Now to the point. In the sources of ksvm we can find when is a line drawn between using user-defined kernel, and the built-ins:
if (type(ret) == "spoc-svc") {
if (!is.null(class.weights))
weightedC <- class.weights[weightlabels] * rep(C,
nclass(ret))
else weightedC <- rep(C, nclass(ret))
yd <- sort(y, method = "quick", index.return = TRUE)
xd <- matrix(x[yd$ix, ], nrow = dim(x)[1])
count <- 0
if (ktype == 4)
K <- kernelMatrix(kernel, x)
resv <- .Call("tron_optim", as.double(t(xd)), as.integer(nrow(xd)),
as.integer(ncol(xd)), as.double(rep(yd$x - 1,
2)), as.double(K), as.integer(if (sparse) xd#ia else 0),
as.integer(if (sparse) xd#ja else 0), as.integer(sparse),
as.integer(nclass(ret)), as.integer(count), as.integer(ktype),
as.integer(7), as.double(C), as.double(epsilon),
as.double(sigma), as.integer(degree), as.double(offset),
as.double(C), as.double(2), as.integer(0), as.double(0),
as.integer(0), as.double(weightedC), as.double(cache),
as.double(tol), as.integer(10), as.integer(shrinking),
PACKAGE = "kernlab")
reind <- sort(yd$ix, method = "quick", index.return = TRUE)$ix
alpha(ret) <- t(matrix(resv[-(nclass(ret) * nrow(xd) +
1)], nclass(ret)))[reind, , drop = FALSE]
coef(ret) <- lapply(1:nclass(ret), function(x) alpha(ret)[,
x][alpha(ret)[, x] != 0])
names(coef(ret)) <- lev(ret)
alphaindex(ret) <- lapply(sort(unique(y)), function(x)
which(alpha(ret)[,
x] != 0))
xmatrix(ret) <- x
obj(ret) <- resv[(nclass(ret) * nrow(xd) + 1)]

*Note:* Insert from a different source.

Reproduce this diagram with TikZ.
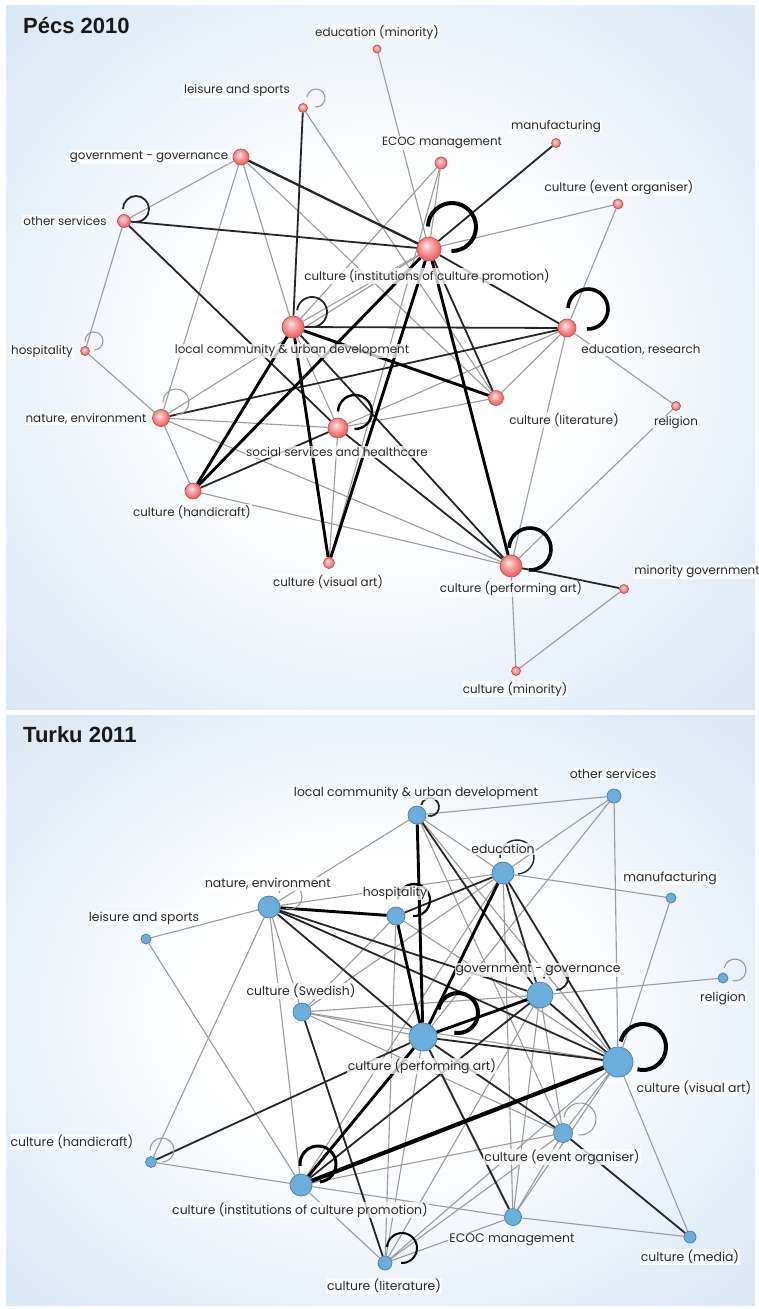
\documentclass[tikz,border=0pt]{standalone}
\usepackage{fontspec}
\setmainfont{Poppins}
\newfontfamily\titlef{Liberation Sans}
\usetikzlibrary{calc}
\definecolor{bgblue}{RGB}{200,220,240}
\definecolor{pnline}{RGB}{200,80,80}
\definecolor{tnfill}{RGB}{108,174,219}
\definecolor{tnline}{RGB}{70,125,170}
\definecolor{edgegray}{RGB}{155,155,155}
\definecolor{txt}{RGB}{40,40,40}
\pgfdeclareradialshading{panelshade}{\pgfpoint{0bp}{0bp}}{color(0bp)=(white); color(12bp)=(white); color(30bp)=(bgblue!55!white); color(50bp)=(bgblue); color(75bp)=(bgblue)}
\pgfdeclareradialshading{pinkball}{\pgfpoint{-6bp}{8bp}}{rgb(0bp)=(1,0.93,0.93); rgb(10bp)=(0.98,0.68,0.68); rgb(25bp)=(0.93,0.40,0.40); rgb(50bp)=(0.90,0.35,0.35)}
\pgfdeclarelayer{bg}
\pgfdeclarelayer{edges}
\pgfsetlayers{bg,edges,main}
\newcommand{\plf}{\fontsize{11.9}{14}\selectfont}
\newcommand{\tlf}{\fontsize{12.4}{15}\selectfont}
\newcommand{\sloop}[5]{%
  \pgfmathsetmacro\sloopang{atan2(#3,#2)}%
  \draw[#5] ([shift={(#2,#3)}]#1.center) ++(\sloopang-135:#4) arc[start angle=\sloopang-135, end angle=\sloopang+135, radius=#4];}
\tikzset{
  pn/.style={circle, inner sep=0pt, draw=pnline, line width=0.7pt, shading=pinkball},
  tn/.style={circle, inner sep=0pt, draw=tnline, line width=0.7pt, fill=tnfill},
  lab/.style={text=txt, fill=white, fill opacity=0.75, text opacity=1, inner sep=1pt},
  plab/.style={lab, font=\plf},
  tlab/.style={lab, font=\tlf},
  eg/.style={draw=edgegray, line width=1.1pt},
  ed/.style={draw=black!85, line width=1.8pt},
  edd/.style={draw=black!85, line width=2.3pt},
  et/.style={draw=black, line width=2.9pt},
  eT/.style={draw=black, line width=4.2pt},
  title/.style={anchor=base west, inner sep=0pt, font=\titlef\bfseries\fontsize{22}{26}\selectfont, text=black!90}
}
\begin{document}
\begin{tikzpicture}[x=1pt,y=-1pt]
\useasboundingbox (0,0) rectangle (759,1309);
\begin{pgfonlayer}{bg}
\fill[white] (0,0) rectangle (759,1309);
\shade[shading=panelshade] (6,5) rectangle (755,709);
\shade[shading=panelshade] (6,715) rectangle (755,1305);
\end{pgfonlayer}

% ---------------- Pecs 2010 ----------------
\node[title] (ptitle) at (23,33) {Pécs 2010};
% labels
\node[plab] (pedumin-l) at (377,32) {education (minority)};
\node[plab] (pleisure-l) at (237,91) {leisure and sports};
\node[plab] (pecoc-l) at (442,143) {ECOC management};
\node[plab] (pmanuf-l) at (556,127) {manufacturing};
\node[plab] (pevent-l) at (619,188) {culture (event organiser)};
\node[plab] (pgovt-l) at (149,157) {government - governance};
\node[plab] (pother-l) at (65,221) {other services};
\node[plab] (phosp-l) at (42,352) {hospitality};
\node[plab] (pcip-l) at (427,276) {culture (institutions of culture promotion)};
\node[plab] (plocal-l) at (292,351) {local community \& urban development};
\node[plab] (pedures-l) at (641,350) {education, research};
\node[plab] (pnature-l) at (86,419) {nature, environment};
\node[plab] (psocial-l) at (337,452) {social services and healthcare};
\node[plab] (plit-l) at (564,420) {culture (literature)};
\node[plab] (preligion-l) at (676,423) {religion};
\node[plab] (phandi-l) at (192,512) {culture (handicraft)};
\node[plab] (pvisual-l) at (328,582) {culture (visual art)};
\node[plab] (pperf-l) at (511,589) {culture (performing art)};
\node[plab] (pmingov-l) at (697,572) {minority government};
\node[plab] (pcmin-l) at (515,689) {culture (minority)};
% nodes
\node[pn, minimum size=8pt] (pedumin) at (377,49) {};
\node[pn, minimum size=9pt] (pleisure) at (303,108) {};
\node[pn, minimum size=16pt] (pgovt) at (241,157) {};
\node[pn, minimum size=13pt] (pother) at (124,221) {};
\node[pn, minimum size=22pt] (plocal) at (293,327) {};
\node[pn, minimum size=9pt] (phosp) at (85,351) {};
\node[pn, minimum size=12pt] (pecoc) at (441,163) {};
\node[pn, minimum size=9pt] (pmanuf) at (556,143) {};
\node[pn, minimum size=10pt] (pevent) at (618,204) {};
\node[pn, minimum size=24pt] (pcip) at (429,249) {};
\node[pn, minimum size=18pt] (pedures) at (567,328) {};
\node[pn, minimum size=17pt] (pnature) at (161,418) {};
\node[pn, minimum size=20pt] (psocial) at (338,428) {};
\node[pn, minimum size=16pt] (phandi) at (193,491) {};
\node[pn, minimum size=11pt] (pvisual) at (329,563) {};
\node[pn, minimum size=15pt] (plit) at (496,398) {};
\node[pn, minimum size=9pt] (preligion) at (676,406) {};
\node[pn, minimum size=22pt] (pperf) at (511,566) {};
\node[pn, minimum size=9pt] (pmingov) at (624,589) {};
\node[pn, minimum size=9pt] (pcmin) at (516,671) {};

\begin{pgfonlayer}{edges}
\foreach \a/\b in {pedumin/pcip, pleisure/plit, pecoc/pcip, pecoc/plocal, pecoc/pvisual,
  pevent/pcip, pevent/pedures, pgovt/pother, pgovt/pnature, pgovt/plocal, pgovt/plit,
  pother/phosp, phosp/pnature, pcip/plocal, pcip/pnature, pnature/phandi, pnature/psocial,
  pnature/pperf, phandi/pperf, psocial/pvisual, psocial/plit, psocial/pedures, pedures/plit,
  pedures/pperf, pedures/preligion, preligion/pperf, pperf/pcmin, pmingov/pcmin, plocal/psocial}
  \draw[eg] (\a) -- (\b);
\foreach \a/\b in {pleisure/plocal, pmanuf/pcip, pother/pcip, pother/psocial, pcip/pedures,
  pcip/plit, plocal/pedures, plocal/pperf, pnature/pedures, phandi/psocial, psocial/pperf,
  pperf/pmingov}
  \draw[ed] (\a) -- (\b);
\draw[edd] (pgovt) -- (pcip);
\foreach \a/\b in {pcip/phandi, pcip/pvisual, pcip/pperf, plocal/plit, plocal/pvisual, plocal/phandi}
  \draw[et] (\a) -- (\b);
% self loops
\sloop{pleisure}{13}{-10}{9}{eg}
\sloop{pother}{12}{-12}{13}{ed}
\sloop{phosp}{9}{-10}{9}{eg}
\sloop{pcip}{23}{-22}{24}{line width=4pt, black}
\sloop{plocal}{19}{-15}{15}{ed}
\sloop{pedures}{21}{-19}{20}{line width=3.6pt, black}
\sloop{pnature}{15}{-16}{13}{eg}
\sloop{psocial}{17}{-16}{17}{line width=2.4pt, black}
\sloop{pperf}{19}{-17}{21}{line width=3.6pt, black}
\end{pgfonlayer}

% ---------------- Turku 2011 ----------------
\node[title] (ttitle) at (23,742) {Turku 2011};
\node[tlab] (tlocal-l) at (416,793) {local community \& urban development};
\node[tlab] (tother-l) at (613,774) {other services};
\node[tlab] (teduc-l) at (503,849) {education};
\node[tlab] (tmanuf-l) at (670,878) {manufacturing};
\node[tlab] (tnature-l) at (268,884) {nature, environment};
\node[tlab] (thosp-l) at (395,893) {hospitality};
\node[tlab] (tleisure-l) at (144,918) {leisure and sports};
\node[tlab] (tgovt-l) at (538,970) {government - governance};
\node[tlab] (treligion-l) at (723,998) {religion};
\node[tlab] (tswed-l) at (301,991) {culture (Swedish)};
\node[tlab] (tperf-l) at (422,1066) {culture (performing art)};
\node[tlab] (tvisual-l) at (694,1088) {culture (visual art)};
\node[tlab] (thandi-l) at (72,1142) {culture (handicraft)};
\node[tlab] (tevent-l) at (562,1157) {culture (event organiser)};
\node[tlab] (tcip-l) at (300,1210) {culture (institutions of culture promotion)};
\node[tlab] (tecoc-l) at (512,1240) {ECOC management};
\node[tlab] (tmedia-l) at (690,1257) {culture (media)};
\node[tlab] (tlit-l) at (384,1286) {culture (literature)};

\node[tn, minimum size=18pt] (tlocal) at (417,815) {};
\node[tn, minimum size=14pt] (tother) at (614,796) {};
\node[tn, minimum size=22pt] (teduc) at (503,873) {};
\node[tn, minimum size=10pt] (tmanuf) at (671,898) {};
\node[tn, minimum size=10pt] (treligion) at (723,978) {};
\node[tn, minimum size=26pt] (tgovt) at (540,995) {};
\node[tn, minimum size=18pt] (thosp) at (396,916) {};
\node[tn, minimum size=22pt] (tnature) at (269,907) {};
\node[tn, minimum size=10pt] (tleisure) at (146,939) {};
\node[tn, minimum size=18pt] (tswed) at (302,1012) {};
\node[tn, minimum size=28pt] (tperf) at (423,1037) {};
\node[tn, minimum size=30pt] (tvisual) at (618,1062) {};
\node[tn, minimum size=11pt] (thandi) at (151,1162) {};
\node[tn, minimum size=19pt] (tevent) at (563,1133) {};
\node[tn, minimum size=22pt] (tcip) at (301,1185) {};
\node[tn, minimum size=17pt] (tecoc) at (513,1217) {};
\node[tn, minimum size=12pt] (tmedia) at (690,1237) {};
\node[tn, minimum size=14pt] (tlit) at (385,1263) {};

\begin{pgfonlayer}{edges}
\foreach \a/\b in {tlocal/tother, tlocal/teduc, tlocal/tnature, tlocal/tevent, tother/teduc,
  tother/tperf, tother/tvisual, teduc/tmanuf, teduc/tnature, teduc/tswed, teduc/tcip,
  tnature/tleisure, tnature/tswed, tnature/tcip, tnature/thandi, tleisure/tcip, thandi/tcip,
  tswed/tperf, tswed/tgovt, tswed/tvisual, tswed/tevent, tperf/tlit, thosp/tvisual, thosp/tswed,
  tgovt/treligion, tgovt/tevent, tgovt/tecoc, tgovt/tlit, tvisual/tevent, tvisual/tmedia,
  tvisual/tecoc, tvisual/tlit, tmanuf/tvisual, tevent/tecoc, tevent/tlit, tecoc/tmedia,
  tecoc/tlit, tcip/tlit, tcip/tecoc, tcip/tevent, teduc/tecoc, thosp/tlit, tlocal/tvisual}
  \draw[eg] (\a) -- (\b);
\foreach \a/\b in {tlocal/tgovt, teduc/tgovt, teduc/tvisual, teduc/thosp, tnature/tgovt,
  tnature/tvisual, tnature/tperf, tswed/tlit, thandi/tperf, tperf/tvisual, tperf/tevent,
  tperf/tecoc, tgovt/tvisual, tevent/tmedia, tcip/tgovt}
  \draw[ed] (\a) -- (\b);
\foreach \a/\b in {tlocal/tperf, teduc/tperf, tnature/thosp, thosp/tperf, tperf/tgovt, tcip/tperf}
  \draw[et] (\a) -- (\b);
\draw[eT] (tcip) -- (tvisual);
\sloop{tlocal}{13}{-8}{9}{ed}
\sloop{teduc}{14}{-16}{17}{draw=black!85, line width=1.4pt}
\sloop{tnature}{21}{-10}{12}{eg}
\sloop{thosp}{18}{-16}{16}{line width=2.2pt, black}
\sloop{tgovt}{16}{-17}{12}{ed}
\sloop{treligion}{12}{-8}{11}{eg}
\sloop{tperf}{35}{-24}{20}{line width=4pt, black}
\sloop{tvisual}{25}{-15}{23}{line width=4pt, black}
\sloop{thandi}{11}{-12}{12}{eg}
\sloop{tevent}{17}{-14}{16}{eg}
\sloop{tcip}{17}{-21}{18}{line width=3pt, black}
\sloop{tlit}{17}{-15}{15}{line width=2pt, black}
\end{pgfonlayer}
\end{tikzpicture}
\end{document}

names(alphaindex(ret)) <- lev(ret)
svindex <- which(rowSums(alpha(ret) != 0) != 0)
b(ret) <- 0
param(ret)$C <- C
}
The important parts are two things, first, if we provide ksvm with our own kernel, then ktype=4 (while for vanillakernel, ktype=0) so it makes two changes:
in case of user-defined kernel, the kernel matrix is computed instead of actually using the kernel
tron_optim routine is ran with the information regarding the kernel
Now, in the svm.cpp we can find the tron routines, and in the tron_run (called from tron_optim), that LINEAR kernel has a separate optimization routine
if (param->kernel_type == LINEAR)
{
/* lots of code here */
while (Cpj < Cp)
{
totaliter += s.Solve(l, prob->x, minus_ones, y, alpha, w,
Cpj, Cnj, param->eps, sii, param->shrinking,
param->qpsize);
/* lots of code here */
}
totaliter += s.Solve(l, prob->x, minus_ones, y, alpha, w, Cp, Cn,
param->eps, sii, param->shrinking, param->qpsize);
delete[] w;
}
else
{
Solver_B s;
s.Solve(l, BSVC_Q(*prob,*param,y), minus_ones, y, alpha, Cp, Cn,
param->eps, sii, param->shrinking, param->qpsize);
}
As you can see, the linear case is treated in the more complex, more detailed way. There is an inner optimization loop calling the solver many times. It would require really deep analysis of actual optimization being performed here, but at this step one can answer your question in a following way:
There is no error in your operation
kernlab's svm has a separate routine for training SVM with linear kernel, which is based on the type of kernel passed to the code, changing "kernel" to "vanillakernel" made the ksvm think it is actually working with vanillakernel, and so performed this separate optimization routine
It does not seem as a bug in fact, as the linear SVM is in fact very different from the kernelized version in terms of efficient optimization techniques. Amount of heuristic as well as numerical issues that has to be taken care of is really big. As a result, some approximations are required and can lead to the different results. While for the rich feature space (like those induced by RBF kernel) it should not really matter, for simple kernels line linear ones - this simplifications can lead to significant output changes.